Dün sabah BBC’de yayınlanan Today programına da katılan Straw, “Kıbrıslı Rum ve Türk liderler haftaya New York’ta yapacakları görüşmelerde, görüş ayrılıklarını gideremezse, İngiltere’nin Kıbrıs’ın bölünmesini değerlendirmesi gerek” dedi. Eski bakan, “Bazı üst düzey Fransız diplomatlara ve üst düzey yetkililere, ‘Türkiye’nin üyeliğini engellemek için Kıbrıs’la bir arada hareket ediyorsunuz. Bu yaklaşımı benimseyerek neyi amaçlıyorsunuz’ diye sordum. Yaptıkları sadece bana şaşkınca bakmak oldu” ifadelerini de kullandı.
‘Acı sonuç yaklaşıyor’
Financial Times gazetesi de Kıbrıs görüşmelerinin sorununun çözümü için “son şans” olduğunu belirten makale yayınladı. Müzakerelerde rol alan bir diplomat gazeteye yaptığı açıklamada, “Burada sonsuza dek kalıp, anlamsız görüşmeler yapmayı sürdürmeyeceğiz” dedi. 18 Kasım’da başlanması beklenen müzakerelerin son şans olduğunu söyleyen bir başka diplomat ise “Artık, başarısızlığın acı verici sonuçlarıyla yüz yüze gelmemiz gereken noktaya yaklaşıyoruz” ifadesini kullandı.

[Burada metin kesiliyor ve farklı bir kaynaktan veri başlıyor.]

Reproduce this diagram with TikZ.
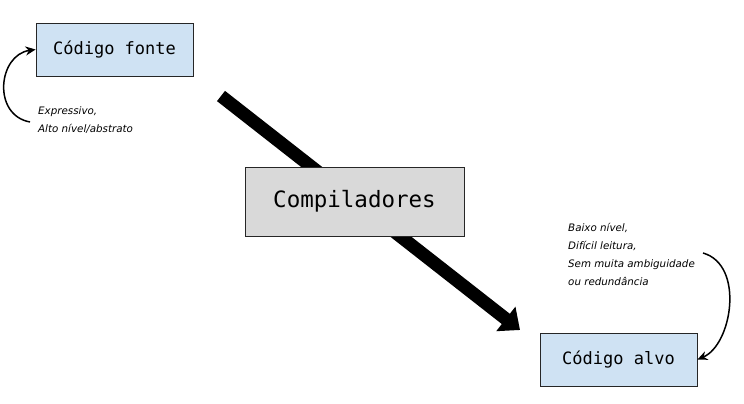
\documentclass[tikz,border=0pt]{standalone}
\usepackage{fontspec}
\setmonofont{DejaVu Sans Mono}
\newfontfamily\handfont{DejaVu Sans}
\usepackage{tikz}
\usetikzlibrary{arrows.meta,positioning}

\definecolor{fonteblue}{RGB}{207,226,243}
\definecolor{compgray}{RGB}{217,217,217}

\begin{document}
\begin{tikzpicture}[x=1pt,y=-1pt]
	\tikzset{code box/.style={draw=black!85,line width=0.8pt,fill=fonteblue,minimum width=157pt,minimum height=53pt,font=\ttfamily\fontsize{17}{20}\selectfont}}
	\tikzset{comp box/.style={code box,fill=compgray,minimum width=219pt,minimum height=69pt,font=\ttfamily\fontsize{22.5}{26}\selectfont}}
	\tikzset{note/.style={align=left,anchor=north west,inner sep=0pt,font=\handfont\itshape\fontsize{10.3}{18}\selectfont}}
	\tikzset{curve arrow/.style={line width=1.5pt,-{Stealth[length=10pt,width=9pt]}}}
	\useasboundingbox (0,0) rectangle (744,404);
	\coordinate (flow-start) at (221,96);
	\coordinate (flow-end) at (520,330);
	\draw[line width=13pt,-{Triangle[length=18pt,width=30pt]}] (flow-start) -- (flow-end);
	\node[code box] (fonte) at (114.5,49.5) {Código fonte};
	\node[comp box] (comp) at (354.5,201.5) {Compiladores};
	\node[code box] (alvo) at (618.5,359.5) {Código alvo};
	\node[note] (expr) at (38,106) {Expressivo,\\Alto nível/abstrato};
	\node[note] (baixo) at (568,223) {Baixo nível,\\Difícil leitura,\\Sem muita ambiguidade\\ou redundância};
	\coordinate (expr-start) at (30,122);
	\coordinate (baixo-start) at (703,253);
	\draw[curve arrow] (expr-start) .. controls (-8,115) and (-2,55) .. (fonte.west);
	\draw[curve arrow] (baixo-start) .. controls (745,265) and (732,345) .. (alvo.east);
\end{tikzpicture}
\end{document}
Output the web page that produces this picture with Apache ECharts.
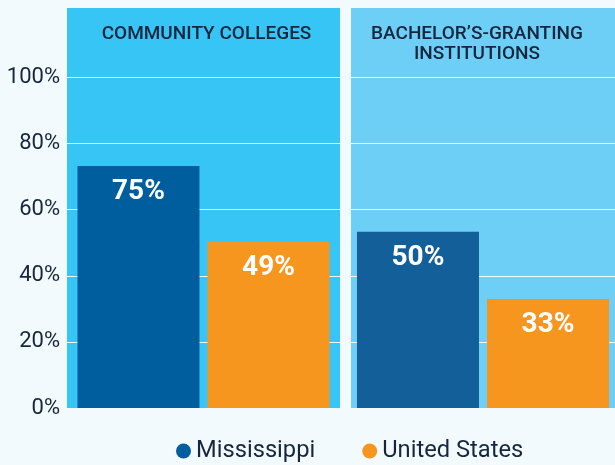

Gül: Artık bizden jest beklemeyin
Londra’da bulunan Cumhurbaşkanı Abdullah Gül, BBC’ye verdiği röportajda Türkiye’nin, AB müzakerelerinde Kıbrıs’ın engellemesine rağmen hazırlıklarını tamamlayacağını ve başlıkları fiilen kendisinin açıp kapatacağını vurguladı. Gül, “tıkanıklığın aşılması için Türkiye’den jest beklenmemesi” gerektiğini belirterek, “Jestlerinizin karşılığını görmüyorsanız yeni jest yapmazsınız. En büyük jest 2004’te Annan Planı’na Türkiye’nin ‘evet’ demesi. Kıbrıs Türkleri referandumda en büyük jesti gösterdiler, ama karşılığında hiçbir şey alamadılar” diye konuştu. Gül, 2006’da dışişleri bakanı olduğu dönemde “Ada’da bütün ambargoların kaldırılması” çağrısı yaptığını hatırlatarak, “Ona bile yok dediler” dedi.